--- START OF DATA EXCERPT ---

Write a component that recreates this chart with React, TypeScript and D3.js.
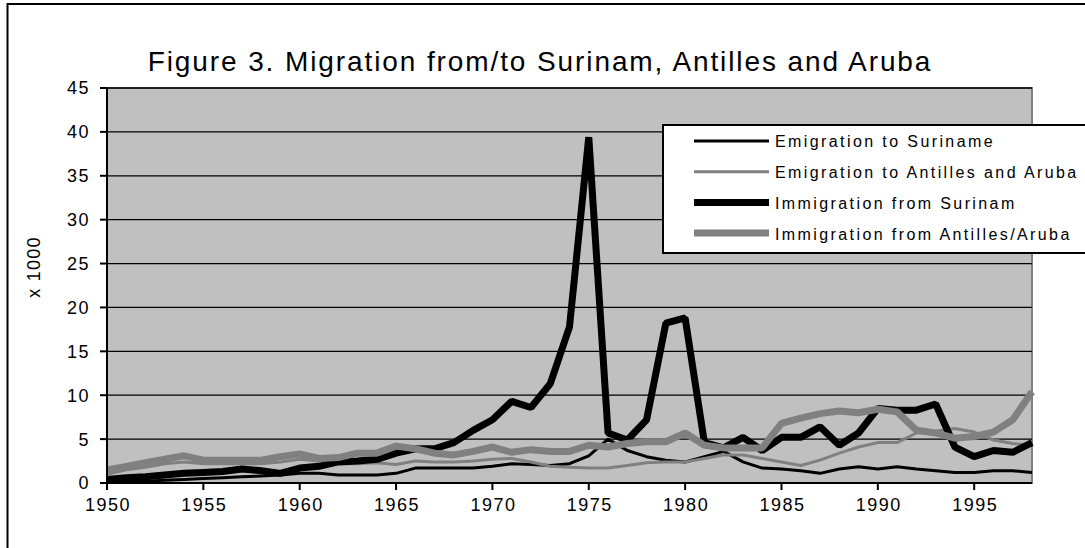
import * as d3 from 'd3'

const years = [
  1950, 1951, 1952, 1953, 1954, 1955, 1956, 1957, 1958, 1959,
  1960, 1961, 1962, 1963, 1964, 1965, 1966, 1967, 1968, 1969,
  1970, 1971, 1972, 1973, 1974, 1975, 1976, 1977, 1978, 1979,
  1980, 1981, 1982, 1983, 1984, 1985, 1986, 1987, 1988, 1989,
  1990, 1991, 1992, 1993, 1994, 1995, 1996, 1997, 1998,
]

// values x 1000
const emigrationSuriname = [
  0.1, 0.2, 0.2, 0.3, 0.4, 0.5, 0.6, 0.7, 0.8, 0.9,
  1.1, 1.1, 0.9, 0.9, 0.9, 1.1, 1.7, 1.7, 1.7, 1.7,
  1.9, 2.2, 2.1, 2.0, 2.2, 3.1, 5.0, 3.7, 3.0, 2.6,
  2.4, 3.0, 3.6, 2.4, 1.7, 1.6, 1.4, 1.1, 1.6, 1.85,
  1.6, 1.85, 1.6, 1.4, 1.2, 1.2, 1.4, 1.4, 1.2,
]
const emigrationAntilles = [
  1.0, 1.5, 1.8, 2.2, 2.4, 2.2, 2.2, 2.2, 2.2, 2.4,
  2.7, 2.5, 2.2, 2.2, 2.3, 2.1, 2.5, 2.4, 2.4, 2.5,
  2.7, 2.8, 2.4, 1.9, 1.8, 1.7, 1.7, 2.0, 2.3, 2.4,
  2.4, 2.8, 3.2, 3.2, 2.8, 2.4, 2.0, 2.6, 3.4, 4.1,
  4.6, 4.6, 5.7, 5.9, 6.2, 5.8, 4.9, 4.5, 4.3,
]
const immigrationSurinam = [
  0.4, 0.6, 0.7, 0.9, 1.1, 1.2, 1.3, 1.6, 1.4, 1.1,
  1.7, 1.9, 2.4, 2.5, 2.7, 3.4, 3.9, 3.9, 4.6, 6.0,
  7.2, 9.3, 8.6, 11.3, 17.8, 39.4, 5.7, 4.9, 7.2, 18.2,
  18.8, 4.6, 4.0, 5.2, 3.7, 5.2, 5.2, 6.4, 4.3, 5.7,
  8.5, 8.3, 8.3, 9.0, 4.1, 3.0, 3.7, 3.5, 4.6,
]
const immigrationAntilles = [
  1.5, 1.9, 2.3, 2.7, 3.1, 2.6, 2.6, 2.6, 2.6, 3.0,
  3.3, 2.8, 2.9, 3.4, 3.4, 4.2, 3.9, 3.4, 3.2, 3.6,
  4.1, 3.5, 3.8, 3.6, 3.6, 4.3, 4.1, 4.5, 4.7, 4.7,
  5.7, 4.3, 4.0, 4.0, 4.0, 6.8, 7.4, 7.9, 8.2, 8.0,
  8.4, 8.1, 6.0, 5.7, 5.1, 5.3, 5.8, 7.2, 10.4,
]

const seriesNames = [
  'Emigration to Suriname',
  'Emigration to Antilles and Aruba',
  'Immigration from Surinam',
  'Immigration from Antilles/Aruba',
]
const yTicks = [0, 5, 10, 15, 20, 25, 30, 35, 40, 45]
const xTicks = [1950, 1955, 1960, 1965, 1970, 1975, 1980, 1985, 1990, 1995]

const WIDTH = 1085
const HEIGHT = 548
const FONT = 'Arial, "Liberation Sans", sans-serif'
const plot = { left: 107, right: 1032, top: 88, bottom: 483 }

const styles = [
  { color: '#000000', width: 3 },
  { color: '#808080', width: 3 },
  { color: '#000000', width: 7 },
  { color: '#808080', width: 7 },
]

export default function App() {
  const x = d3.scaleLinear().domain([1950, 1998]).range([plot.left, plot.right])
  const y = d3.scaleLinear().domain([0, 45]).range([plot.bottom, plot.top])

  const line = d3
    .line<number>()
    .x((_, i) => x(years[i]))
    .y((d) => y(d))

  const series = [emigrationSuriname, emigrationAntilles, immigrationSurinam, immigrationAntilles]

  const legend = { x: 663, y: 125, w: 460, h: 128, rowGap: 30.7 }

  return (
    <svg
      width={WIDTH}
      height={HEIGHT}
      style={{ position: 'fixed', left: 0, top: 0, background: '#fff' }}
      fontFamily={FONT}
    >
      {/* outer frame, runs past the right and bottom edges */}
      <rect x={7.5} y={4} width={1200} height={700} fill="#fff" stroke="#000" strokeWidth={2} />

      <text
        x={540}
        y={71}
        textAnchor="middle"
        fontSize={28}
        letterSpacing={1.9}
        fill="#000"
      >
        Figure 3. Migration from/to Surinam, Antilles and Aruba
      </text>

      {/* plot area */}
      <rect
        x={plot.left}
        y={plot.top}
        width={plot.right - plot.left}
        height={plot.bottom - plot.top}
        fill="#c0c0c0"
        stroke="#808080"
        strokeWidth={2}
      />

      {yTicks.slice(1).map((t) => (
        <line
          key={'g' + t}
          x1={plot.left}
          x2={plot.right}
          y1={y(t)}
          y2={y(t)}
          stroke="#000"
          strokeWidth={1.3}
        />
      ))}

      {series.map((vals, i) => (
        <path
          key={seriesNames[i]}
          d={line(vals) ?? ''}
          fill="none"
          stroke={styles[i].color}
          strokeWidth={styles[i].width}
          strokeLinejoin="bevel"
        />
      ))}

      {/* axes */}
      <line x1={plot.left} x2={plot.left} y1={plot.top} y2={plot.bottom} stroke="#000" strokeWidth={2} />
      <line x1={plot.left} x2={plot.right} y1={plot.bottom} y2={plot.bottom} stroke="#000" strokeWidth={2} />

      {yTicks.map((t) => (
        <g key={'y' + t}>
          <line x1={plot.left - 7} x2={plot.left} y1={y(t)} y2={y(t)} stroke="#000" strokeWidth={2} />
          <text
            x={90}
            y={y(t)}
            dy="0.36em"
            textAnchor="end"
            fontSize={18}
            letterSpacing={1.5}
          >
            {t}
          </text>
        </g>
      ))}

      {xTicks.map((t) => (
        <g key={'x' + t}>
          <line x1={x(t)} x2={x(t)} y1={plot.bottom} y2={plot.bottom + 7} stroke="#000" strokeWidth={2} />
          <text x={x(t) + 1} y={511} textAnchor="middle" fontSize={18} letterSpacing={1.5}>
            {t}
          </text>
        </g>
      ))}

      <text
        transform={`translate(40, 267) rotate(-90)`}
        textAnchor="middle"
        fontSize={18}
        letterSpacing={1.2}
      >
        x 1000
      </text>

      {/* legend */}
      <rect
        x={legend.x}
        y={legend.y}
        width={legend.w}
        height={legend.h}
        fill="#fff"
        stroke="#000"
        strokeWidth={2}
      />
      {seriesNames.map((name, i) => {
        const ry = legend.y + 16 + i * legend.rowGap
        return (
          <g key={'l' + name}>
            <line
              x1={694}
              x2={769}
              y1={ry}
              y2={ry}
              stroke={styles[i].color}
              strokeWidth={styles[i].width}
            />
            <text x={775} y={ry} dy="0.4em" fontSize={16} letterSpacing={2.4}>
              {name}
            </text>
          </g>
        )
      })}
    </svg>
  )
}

--- END OF DATA EXCERPT ---

SET PROBLEM: From the data above, write out everything exactly except the pictures.

EXERCISE ANSWER:
Write a component that recreates this chart with React, TypeScript and D3.js.
import * as d3 from 'd3'

const years = [
  1950, 1951, 1952, 1953, 1954, 1955, 1956, 1957, 1958, 1959,
  1960, 1961, 1962, 1963, 1964, 1965, 1966, 1967, 1968, 1969,
  1970, 1971, 1972, 1973, 1974, 1975, 1976, 1977, 1978, 1979,
  1980, 1981, 1982, 1983, 1984, 1985, 1986, 1987, 1988, 1989,
  1990, 1991, 1992, 1993, 1994, 1995, 1996, 1997, 1998,
]

// values x 1000
const emigrationSuriname = [
  0.1, 0.2, 0.2, 0.3, 0.4, 0.5, 0.6, 0.7, 0.8, 0.9,
  1.1, 1.1, 0.9, 0.9, 0.9, 1.1, 1.7, 1.7, 1.7, 1.7,
  1.9, 2.2, 2.1, 2.0, 2.2, 3.1, 5.0, 3.7, 3.0, 2.6,
  2.4, 3.0, 3.6, 2.4, 1.7, 1.6, 1.4, 1.1, 1.6, 1.85,
  1.6, 1.85, 1.6, 1.4, 1.2, 1.2, 1.4, 1.4, 1.2,
]
const emigrationAntilles = [
  1.0, 1.5, 1.8, 2.2, 2.4, 2.2, 2.2, 2.2, 2.2, 2.4,
  2.7, 2.5, 2.2, 2.2, 2.3, 2.1, 2.5, 2.4, 2.4, 2.5,
  2.7, 2.8, 2.4, 1.9, 1.8, 1.7, 1.7, 2.0, 2.3, 2.4,
  2.4, 2.8, 3.2, 3.2, 2.8, 2.4, 2.0, 2.6, 3.4, 4.1,
  4.6, 4.6, 5.7, 5.9, 6.2, 5.8, 4.9, 4.5, 4.3,
]
const immigrationSurinam = [
  0.4, 0.6, 0.7, 0.9, 1.1, 1.2, 1.3, 1.6, 1.4, 1.1,
  1.7, 1.9, 2.4, 2.5, 2.7, 3.4, 3.9, 3.9, 4.6, 6.0,
  7.2, 9.3, 8.6, 11.3, 17.8, 39.4, 5.7, 4.9, 7.2, 18.2,
  18.8, 4.6, 4.0, 5.2, 3.7, 5.2, 5.2, 6.4, 4.3, 5.7,
  8.5, 8.3, 8.3, 9.0, 4.1, 3.0, 3.7, 3.5, 4.6,
]
const immigrationAntilles = [
  1.5, 1.9, 2.3, 2.7, 3.1, 2.6, 2.6, 2.6, 2.6, 3.0,
  3.3, 2.8, 2.9, 3.4, 3.4, 4.2, 3.9, 3.4, 3.2, 3.6,
  4.1, 3.5, 3.8, 3.6, 3.6, 4.3, 4.1, 4.5, 4.7, 4.7,
  5.7, 4.3, 4.0, 4.0, 4.0, 6.8, 7.4, 7.9, 8.2, 8.0,
  8.4, 8.1, 6.0, 5.7, 5.1, 5.3, 5.8, 7.2, 10.4,
]

const seriesNames = [
  'Emigration to Suriname',
  'Emigration to Antilles and Aruba',
  'Immigration from Surinam',
  'Immigration from Antilles/Aruba',
]
const yTicks = [0, 5, 10, 15, 20, 25, 30, 35, 40, 45]
const xTicks = [1950, 1955, 1960, 1965, 1970, 1975, 1980, 1985, 1990, 1995]

const WIDTH = 1085
const HEIGHT = 548
const FONT = 'Arial, "Liberation Sans", sans-serif'
const plot = { left: 107, right: 1032, top: 88, bottom: 483 }

const styles = [
  { color: '#000000', width: 3 },
  { color: '#808080', width: 3 },
  { color: '#000000', width: 7 },
  { color: '#808080', width: 7 },
]

export default function App() {
  const x = d3.scaleLinear().domain([1950, 1998]).range([plot.left, plot.right])
  const y = d3.scaleLinear().domain([0, 45]).range([plot.bottom, plot.top])

  const line = d3
    .line<number>()
    .x((_, i) => x(years[i]))
    .y((d) => y(d))

  const series = [emigrationSuriname, emigrationAntilles, immigrationSurinam, immigrationAntilles]

  const legend = { x: 663, y: 125, w: 460, h: 128, rowGap: 30.7 }

  return (
    <svg
      width={WIDTH}
      height={HEIGHT}
      style={{ position: 'fixed', left: 0, top: 0, background: '#fff' }}
      fontFamily={FONT}
    >
      {/* outer frame, runs past the right and bottom edges */}
      <rect x={7.5} y={4} width={1200} height={700} fill="#fff" stroke="#000" strokeWidth={2} />

      <text
        x={540}
        y={71}
        textAnchor="middle"
        fontSize={28}
        letterSpacing={1.9}
        fill="#000"
      >
        Figure 3. Migration from/to Surinam, Antilles and Aruba
      </text>

      {/* plot area */}
      <rect
        x={plot.left}
        y={plot.top}
        width={plot.right - plot.left}
        height={plot.bottom - plot.top}
        fill="#c0c0c0"
        stroke="#808080"
        strokeWidth={2}
      />

      {yTicks.slice(1).map((t) => (
        <line
          key={'g' + t}
          x1={plot.left}
          x2={plot.right}
          y1={y(t)}
          y2={y(t)}
          stroke="#000"
          strokeWidth={1.3}
        />
      ))}

      {series.map((vals, i) => (
        <path
          key={seriesNames[i]}
          d={line(vals) ?? ''}
          fill="none"
          stroke={styles[i].color}
          strokeWidth={styles[i].width}
          strokeLinejoin="bevel"
        />
      ))}

      {/* axes */}
      <line x1={plot.left} x2={plot.left} y1={plot.top} y2={plot.bottom} stroke="#000" strokeWidth={2} />
      <line x1={plot.left} x2={plot.right} y1={plot.bottom} y2={plot.bottom} stroke="#000" strokeWidth={2} />

      {yTicks.map((t) => (
        <g key={'y' + t}>
          <line x1={plot.left - 7} x2={plot.left} y1={y(t)} y2={y(t)} stroke="#000" strokeWidth={2} />
          <text
            x={90}
            y={y(t)}
            dy="0.36em"
            textAnchor="end"
            fontSize={18}
            letterSpacing={1.5}
          >
            {t}
          </text>
        </g>
      ))}

      {xTicks.map((t) => (
        <g key={'x' + t}>
          <line x1={x(t)} x2={x(t)} y1={plot.bottom} y2={plot.bottom + 7} stroke="#000" strokeWidth={2} />
          <text x={x(t) + 1} y={511} textAnchor="middle" fontSize={18} letterSpacing={1.5}>
            {t}
          </text>
        </g>
      ))}

      <text
        transform={`translate(40, 267) rotate(-90)`}
        textAnchor="middle"
        fontSize={18}
        letterSpacing={1.2}
      >
        x 1000
      </text>

      {/* legend */}
      <rect
        x={legend.x}
        y={legend.y}
        width={legend.w}
        height={legend.h}
        fill="#fff"
        stroke="#000"
        strokeWidth={2}
      />
      {seriesNames.map((name, i) => {
        const ry = legend.y + 16 + i * legend.rowGap
        return (
          <g key={'l' + name}>
            <line
              x1={694}
              x2={769}
              y1={ry}
              y2={ry}
              stroke={styles[i].color}
              strokeWidth={styles[i].width}
            />
            <text x={775} y={ry} dy="0.4em" fontSize={16} letterSpacing={2.4}>
              {name}
            </text>
          </g>
        )
      })}
    </svg>
  )
}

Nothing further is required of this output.